I’ve been trying to learn more about building Debian packages and I’ve been learning how to design printed circuit boards. Hence, I’ve attempted to backport a more recent version of kicad to Debian Wheezy!

This is a rough outline of the steps I took to do a backport:

Configure your ~/.devscripts file to specify the GPG key you want to use by defining DEBSIGN_KEYID= or be sure to pass the proper key identification switches to dpkg-buildpackage or debsign as needed later.

Get the sources from Debian testing by adding the testing repo to your /etc/apt/sources.list.d directory (just a deb-src line as you probably don’t want to actually install packages from testing on your stable). Then do an apt-get update. Then you can get the sources from testing with an apt-get source $PKGNAME=$VERSION to get the sources for a given version.

You may need to have the backports archive setup to pull in binary packages if the thing you’re backporting has dependencies on newer libraries or whatnot. Follow the nice instructions for adding backports to your apt.

Now get the build dependencies for the package you’re trying to backport with apt-get build-dep $PACKAGE=$VERSION.

Enter into the source directory for your package. Update the changelog to show that you’re backporting with dch --bpo (and if you have dch from wheezy, it’ll show squeeze-backports which you should correct to wheezy-backports).

Then build the package with dpkg-buildpackage and add the -sa switch if you need to include the full sources (aka, this isn’t a debian software), and add the -j3 (adjust for your machine’s number of CPUs) to parallelize the build, and add the -v$STABLEVERSION switch if there has been no backport of this package yet so that the changes file includes all the changes since the stable version was released.
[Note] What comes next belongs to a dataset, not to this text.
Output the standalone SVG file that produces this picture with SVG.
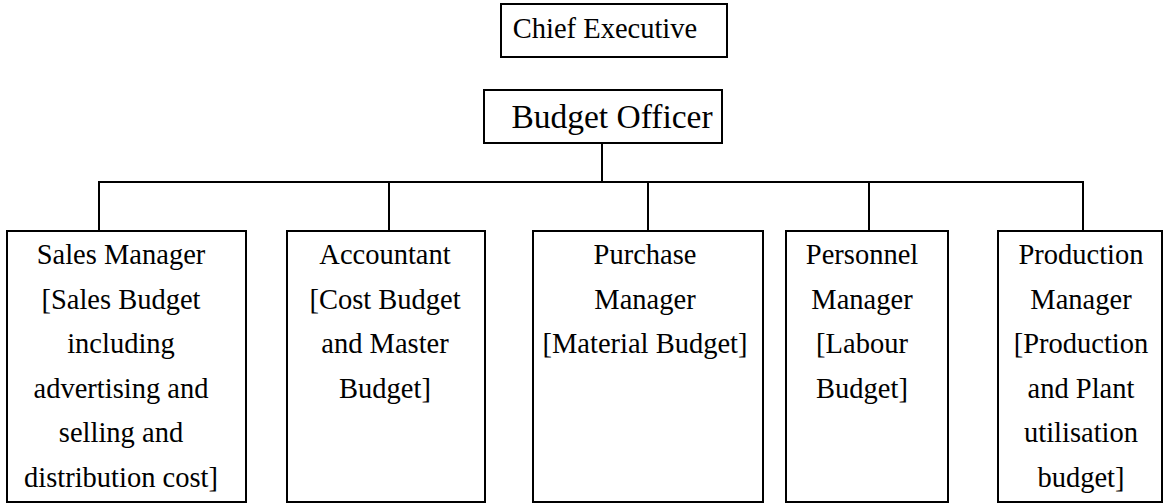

If for some reason your package didn’t have its dsc and changes files signed by dpkg-buildpackage, then use debsign to sign them now (telling debsign which key to use if needed).

Now you have a full set of output .deb files, a changes file, a dsc file, and both the upstream packaged sources and debian patches in tarballs!

Upload this to Debian Mentors following the instructions (skip to section 4).